Energy Department Secretary Steven Chu maintains that Yucca Mountain is “not an option” for the dump and believes its decision to halt the project will be upheld.
The Energy Department filed a motion Monday asking the Nuclear Regulatory Commission, which oversees the board in Las Vegas, to either force the panel to resume its work or take over the review itself.
“We are confident that we have the legal authority to withdraw the application for the Yucca Mountain repository,” Energy spokeswoman Stephanie Mueller said.
The department used strong language in its filing, saying the board’s decision “abdicates its obligation” to review the Obama administration’s request to withdraw the license. It said the board’s “decision is misguided.”
The decision to suspend the hearings startled Nevada officials and others working to stop the waste repository 90 miles northwest of Las Vegas.
But it probably should not have. The story of Yucca Mountain is nothing if not one of unexpected twists — from the 1987 decision to name the Nevada desert as the dump site to the 2008 election of a Democratic president who vowed to kill it.
This year, the Obama administration announced it would make good on the president’s campaign pledge to Nevada, as the Energy Department sought to withdraw the Yucca Mountain application pending before the Nuclear Regulatory Commission.
Seeking to withdraw Yucca Mountain’s license was the most significant step to date to bring it to its end — more so than years of starving the project of federal funds.
Yet, advocates for Yucca Mountain have been unwilling to go away quietly. Storing waste on site at the nuclear reactors throughout the nation can be costly and utility companies complain they have been required to charge their customers a fee to pay for the eventual repository in Nevada.
South Carolina Republican Gov. Mark Sanford announced in February his opposition to the Obama plan and his state’s intent to sue. South Carolina argues that keeping the nuclear waste in its state would be a “hazard.”
Because the state has seven of the nation’s more than 100 civilian nuclear reactors, it would be eyed for a waste dump.
“The abandonment of the Yucca Mountain site would place South Carolina back on the list of candidate states for a high-level nuclear waste or spent fuel storage or disposal facility of some kind,” argued South Carolina in its court filing. “The citizens of South Carolina also derive economic, health, safety, professional, recreational, conservation and aesthetic benefits from the existence of the natural environment of the region.”
Under normal circumstances, the three-judge board in Las Vegas would review the petition from South Carolina and other opponents to intervene in the case, making a decision that could be appealed to the full Nuclear Regulatory Commission or the courts.
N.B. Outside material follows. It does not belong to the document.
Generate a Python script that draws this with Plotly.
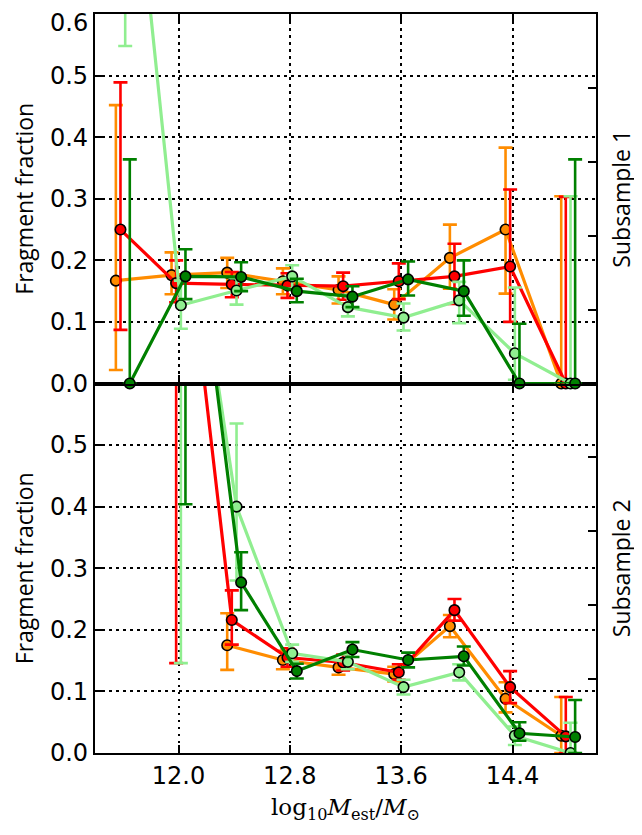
import plotly.graph_objects as go

# ---------------- data ----------------
bin_centers = [11.6, 12.0, 12.4, 12.8, 13.2, 13.6, 14.0, 14.4, 14.8]
series_names = ["orange", "red", "lightgreen", "green"]
series_colors = ["#FF8C00", "#FF0000", "#90EE90", "#008000"]
series_offsets = [-0.05, -0.017, 0.017, 0.05]

# Subsample 1 (top panel)
s1_orange = [0.167, 0.176, 0.180, 0.166, 0.152, 0.128, 0.204, 0.250, 0.0]
s1_orange_up = [0.285, 0.037, 0.024, 0.021, 0.022, 0.025, 0.054, 0.133, 0.304]
s1_orange_dn = [0.145, 0.031, 0.025, 0.021, 0.022, 0.024, 0.050, 0.104, 0.0]

s1_red = [0.250, 0.163, 0.161, 0.159, 0.158, 0.166, 0.174, 0.190, 0.0]
s1_red_up = [0.239, 0.037, 0.020, 0.020, 0.022, 0.029, 0.053, 0.125, 0.303]
s1_red_dn = [0.163, 0.031, 0.021, 0.020, 0.022, 0.029, 0.045, 0.090, 0.0]

s1_lgreen = [1.0, 0.127, 0.151, 0.174, 0.124, 0.107, 0.135, 0.049, 0.0]
s1_lgreen_up = [0.300, 0.040, 0.020, 0.018, 0.020, 0.023, 0.030, 0.107, 0.304]
s1_lgreen_dn = [0.452, 0.038, 0.023, 0.020, 0.015, 0.021, 0.037, 0.043, 0.0]

s1_green = [0.0, 0.174, 0.173, 0.150, 0.141, 0.169, 0.150, 0.0, 0.0]
s1_green_up = [0.364, 0.044, 0.024, 0.020, 0.017, 0.029, 0.050, 0.097, 0.364]
s1_green_dn = [0.0, 0.037, 0.023, 0.018, 0.017, 0.026, 0.040, 0.0, 0.0]

# Subsample 2 (bottom panel)
s2_orange = [None, None, 0.175, 0.151, 0.139, 0.128, 0.206, 0.088, 0.028]
s2_orange_up = [0, 0, 0.052, 0.015, 0.012, 0.012, 0.018, 0.027, 0.063]
s2_orange_dn = [0, 0, 0.040, 0.015, 0.012, 0.012, 0.018, 0.022, 0.028]

s2_red = [None, 1.0, 0.216, 0.155, 0.147, 0.131, 0.232, 0.107, 0.027]
s2_red_up = [0, 0.300, 0.048, 0.015, 0.013, 0.013, 0.018, 0.026, 0.064]
s2_red_dn = [0, 0.854, 0.040, 0.015, 0.013, 0.012, 0.017, 0.026, 0.027]

s2_lgreen = [None, 1.0, 0.400, 0.162, 0.148, 0.107, 0.131, 0.028, 0.0]
s2_lgreen_up = [0, 0.300, 0.135, 0.014, 0.012, 0.012, 0.013, 0.015, 0.049]
s2_lgreen_dn = [0, 0.854, 0.120, 0.014, 0.012, 0.012, 0.013, 0.015, 0.0]

s2_green = [None, 1.0, 0.277, 0.133, 0.168, 0.151, 0.157, 0.032, 0.026]
s2_green_up = [0, 0.300, 0.049, 0.012, 0.012, 0.012, 0.016, 0.018, 0.060]
s2_green_dn = [0, 0.596, 0.045, 0.012, 0.012, 0.012, 0.015, 0.012, 0.026]

x_tickvals = [12.0, 12.8, 13.6, 14.4]
x_ticktext = ["12.0", "12.8", "13.6", "14.4"]
y_tickvals_top = [0.0, 0.1, 0.2, 0.3, 0.4, 0.5, 0.6]
y_ticktext_top = ["0.0", "0.1", "0.2", "0.3", "0.4", "0.5", ""]  # 0.6 drawn below as annotation
y_top_label_val = 0.6
y_top_label_text = "0.6"
y_tickvals_bot = [0.0, 0.1, 0.2, 0.3, 0.4, 0.5]
y_ticktext_bot = ["0.0", "0.1", "0.2", "0.3", "0.4", "0.5"]
twin_tickvals = [0.2, 0.4, 0.6, 0.8]

top_data = [
    (s1_orange, s1_orange_up, s1_orange_dn),
    (s1_red, s1_red_up, s1_red_dn),
    (s1_lgreen, s1_lgreen_up, s1_lgreen_dn),
    (s1_green, s1_green_up, s1_green_dn),
]
bot_data = [
    (s2_orange, s2_orange_up, s2_orange_dn),
    (s2_red, s2_red_up, s2_red_dn),
    (s2_lgreen, s2_lgreen_up, s2_lgreen_dn),
    (s2_green, s2_green_up, s2_green_dn),
]

# ---------------- figure ----------------
fig = go.Figure()


def add_series(vals, up, dn, color, offset, name, xref, yref, clip):
    xs = [c + offset for c in bin_centers]
    fig.add_trace(go.Scatter(
        x=xs, y=vals, mode="lines+markers", name=name,
        xaxis=xref, yaxis=yref, showlegend=False, cliponaxis=clip,
        line=dict(color=color, width=3.2),
        marker=dict(color=color, size=10.5, line=dict(color="black", width=1.6)),
        error_y=dict(type="data", symmetric=False, array=up, arrayminus=dn,
                     color=color, thickness=2.6, width=7),
    ))


for (vals, up, dn), col, off, nm in zip(top_data, series_colors, series_offsets, series_names):
    add_series(vals, up, dn, col, off, nm, "x2", "y2", False)
for (vals, up, dn), col, off, nm in zip(bot_data, series_colors, series_offsets, series_names):
    add_series(vals, up, dn, col, off, nm, "x", "y", True)

# dummy traces so the twin (right) axes get drawn
fig.add_trace(go.Scatter(x=[None], y=[None], xaxis="x2", yaxis="y3", showlegend=False))
fig.add_trace(go.Scatter(x=[None], y=[None], xaxis="x", yaxis="y4", showlegend=False))

tick_font = dict(family="DejaVu Sans", size=24, color="black")
title_font = dict(family="Open Sans", size=23, color="black")

common_x = dict(
    range=[11.4, 15.0], tickvals=x_tickvals, ticktext=x_ticktext,
    ticks="inside", ticklen=8, tickwidth=1.5, tickcolor="black",
    showline=True, linecolor="black", linewidth=2.2, mirror="ticks",
    showgrid=True, gridcolor="black", gridwidth=2, griddash="2.5px,4.5px",
    zeroline=False, tickfont=tick_font, automargin=False,
)
common_y = dict(
    range=[0, 0.6], ticks="inside", ticklen=8, tickwidth=1.5, tickcolor="black",
    showline=True, linecolor="black", linewidth=2.2, mirror=True,
    showgrid=True, gridcolor="black", gridwidth=2, griddash="2.5px,4.5px",
    zeroline=False, tickfont=tick_font, automargin=False,
    ticklabeloverflow="allow",
)
twin_y = dict(
    side="right", range=[0, 1], tickvals=twin_tickvals, ticks="inside",
    ticklen=8, tickwidth=1.5, tickcolor="black", showticklabels=False,
    showgrid=False, showline=False, zeroline=False, automargin=False,
)

# the page body adds an 8px margin, so the figure is drawn 8px smaller
fig.update_layout(
    width=634, height=827,
    margin=dict(l=87, r=46, t=6, b=82),
    plot_bgcolor="white", paper_bgcolor="white",
    xaxis=dict(common_x, anchor="y",
               title=dict(text="log<sub>10</sub><i>M</i><sub>est</sub>/<i>M</i><sub>⊙</sub>",
                          font=dict(family="DejaVu Serif", size=23, color="black"),
                          standoff=10)),
    xaxis2=dict(common_x, anchor="y2", matches="x", showticklabels=False),
    yaxis=dict(common_y, domain=[0, 0.5], anchor="x", tickvals=y_tickvals_bot,
               ticktext=y_ticktext_bot,
               title=dict(text="Fragment fraction", font=title_font, standoff=12)),
    yaxis2=dict(common_y, domain=[0.5, 1.0], anchor="x2", tickvals=y_tickvals_top,
                ticktext=y_ticktext_top,
                title=dict(text="Fragment fraction", font=title_font, standoff=12)),
    yaxis3=dict(twin_y, overlaying="y2", anchor="x2",
                title=dict(text="Subsample 1", font=title_font, standoff=17)),
    yaxis4=dict(twin_y, overlaying="y", anchor="x",
                title=dict(text="Subsample 2", font=title_font, standoff=17)),
    annotations=[dict(
        text=y_top_label_text, xref="x2 domain", x=0, xanchor="right", xshift=-6,
        yref="y2", y=y_top_label_val, yanchor="top", yshift=6, borderpad=0,
        showarrow=False, font=tick_font,
    )],
)

fig.write_html("out.html")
But the board believes the questions raised are legal, not scientific, and would be better handled by the district court in Washington.
“The key issue is clear and well-defined: that is, whether DOE has lawful authority to withdraw the Application,” the panel wrote last week. “From the standpoint of efficient judicial administration, there appears little practical advantage for the Court of Appeals to defer consideration of the matter.”
The court will expedite its decision on whether to take up the issue.
Reid, the Senate majority leader who has long fought to kill the project, believes it will be halted.
“Sen. Reid is confident that the license application for Yucca will ultimately be withdrawn,” spokesman Jon Summers said. “He believes the Obama administration and Secretary Chu have all the authority they need to permanently shelve the seriously flawed application to build the nuclear waste dump.”